**DESCRIPTION OF THE TASK**
Transcribe the entries exactly; images are not part of the copy.

**MATERIAL TO PROCESS**
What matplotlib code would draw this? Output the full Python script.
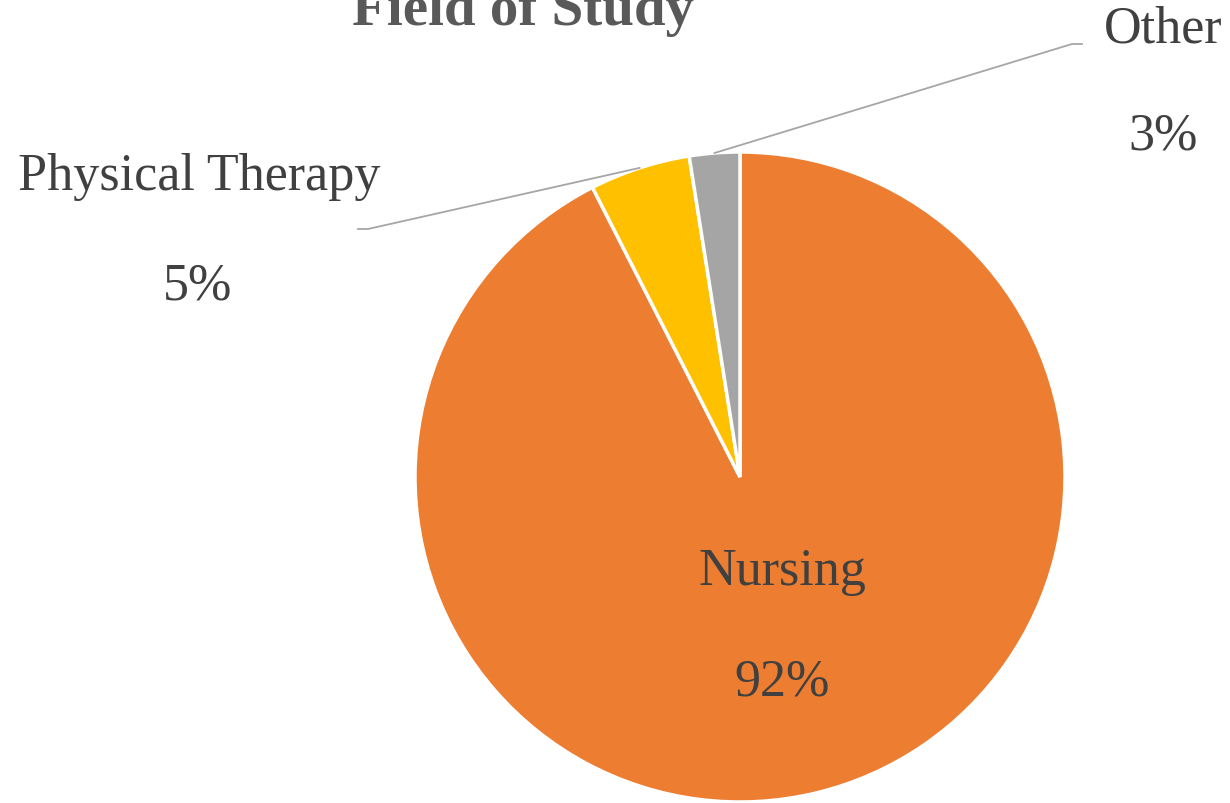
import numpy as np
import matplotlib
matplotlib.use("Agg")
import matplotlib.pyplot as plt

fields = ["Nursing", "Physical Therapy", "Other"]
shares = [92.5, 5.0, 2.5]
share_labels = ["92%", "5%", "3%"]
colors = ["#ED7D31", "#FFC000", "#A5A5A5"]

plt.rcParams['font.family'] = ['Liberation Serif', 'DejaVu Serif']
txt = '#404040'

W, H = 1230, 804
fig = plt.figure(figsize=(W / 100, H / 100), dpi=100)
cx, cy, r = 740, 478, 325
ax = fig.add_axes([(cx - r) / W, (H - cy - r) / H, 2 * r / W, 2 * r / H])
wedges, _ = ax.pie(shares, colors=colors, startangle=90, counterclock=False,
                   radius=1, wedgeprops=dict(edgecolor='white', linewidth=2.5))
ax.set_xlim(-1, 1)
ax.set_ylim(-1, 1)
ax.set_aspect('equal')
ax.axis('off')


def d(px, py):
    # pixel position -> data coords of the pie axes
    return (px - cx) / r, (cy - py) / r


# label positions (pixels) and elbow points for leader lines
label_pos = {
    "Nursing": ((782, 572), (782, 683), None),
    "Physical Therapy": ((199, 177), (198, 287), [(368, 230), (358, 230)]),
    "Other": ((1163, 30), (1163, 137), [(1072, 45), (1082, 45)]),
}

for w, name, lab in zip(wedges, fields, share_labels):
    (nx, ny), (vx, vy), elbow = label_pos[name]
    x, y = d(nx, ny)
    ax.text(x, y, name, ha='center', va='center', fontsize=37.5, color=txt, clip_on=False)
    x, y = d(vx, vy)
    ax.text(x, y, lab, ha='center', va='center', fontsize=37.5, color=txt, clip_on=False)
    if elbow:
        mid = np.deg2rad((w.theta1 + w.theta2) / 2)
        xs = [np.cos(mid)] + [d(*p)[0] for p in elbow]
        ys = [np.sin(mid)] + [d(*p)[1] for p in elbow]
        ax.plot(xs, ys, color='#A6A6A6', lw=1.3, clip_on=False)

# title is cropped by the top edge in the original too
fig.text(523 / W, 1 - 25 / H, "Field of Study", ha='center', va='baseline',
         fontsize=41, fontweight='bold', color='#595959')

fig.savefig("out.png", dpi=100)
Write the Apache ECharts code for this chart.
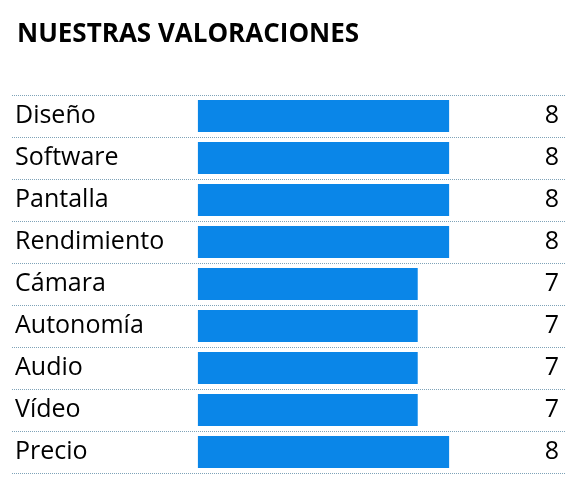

**ANSWER FOR THIS EXERCISE**
What matplotlib code would draw this? Output the full Python script.
import numpy as np
import matplotlib
matplotlib.use("Agg")
import matplotlib.pyplot as plt

fields = ["Nursing", "Physical Therapy", "Other"]
shares = [92.5, 5.0, 2.5]
share_labels = ["92%", "5%", "3%"]
colors = ["#ED7D31", "#FFC000", "#A5A5A5"]

plt.rcParams['font.family'] = ['Liberation Serif', 'DejaVu Serif']
txt = '#404040'

W, H = 1230, 804
fig = plt.figure(figsize=(W / 100, H / 100), dpi=100)
cx, cy, r = 740, 478, 325
ax = fig.add_axes([(cx - r) / W, (H - cy - r) / H, 2 * r / W, 2 * r / H])
wedges, _ = ax.pie(shares, colors=colors, startangle=90, counterclock=False,
                   radius=1, wedgeprops=dict(edgecolor='white', linewidth=2.5))
ax.set_xlim(-1, 1)
ax.set_ylim(-1, 1)
ax.set_aspect('equal')
ax.axis('off')


def d(px, py):
    # pixel position -> data coords of the pie axes
    return (px - cx) / r, (cy - py) / r


# label positions (pixels) and elbow points for leader lines
label_pos = {
    "Nursing": ((782, 572), (782, 683), None),
    "Physical Therapy": ((199, 177), (198, 287), [(368, 230), (358, 230)]),
    "Other": ((1163, 30), (1163, 137), [(1072, 45), (1082, 45)]),
}

for w, name, lab in zip(wedges, fields, share_labels):
    (nx, ny), (vx, vy), elbow = label_pos[name]
    x, y = d(nx, ny)
    ax.text(x, y, name, ha='center', va='center', fontsize=37.5, color=txt, clip_on=False)
    x, y = d(vx, vy)
    ax.text(x, y, lab, ha='center', va='center', fontsize=37.5, color=txt, clip_on=False)
    if elbow:
        mid = np.deg2rad((w.theta1 + w.theta2) / 2)
        xs = [np.cos(mid)] + [d(*p)[0] for p in elbow]
        ys = [np.sin(mid)] + [d(*p)[1] for p in elbow]
        ax.plot(xs, ys, color='#A6A6A6', lw=1.3, clip_on=False)

# title is cropped by the top edge in the original too
fig.text(523 / W, 1 - 25 / H, "Field of Study", ha='center', va='baseline',
         fontsize=41, fontweight='bold', color='#595959')

fig.savefig("out.png", dpi=100)
Write the Apache ECharts code for this chart.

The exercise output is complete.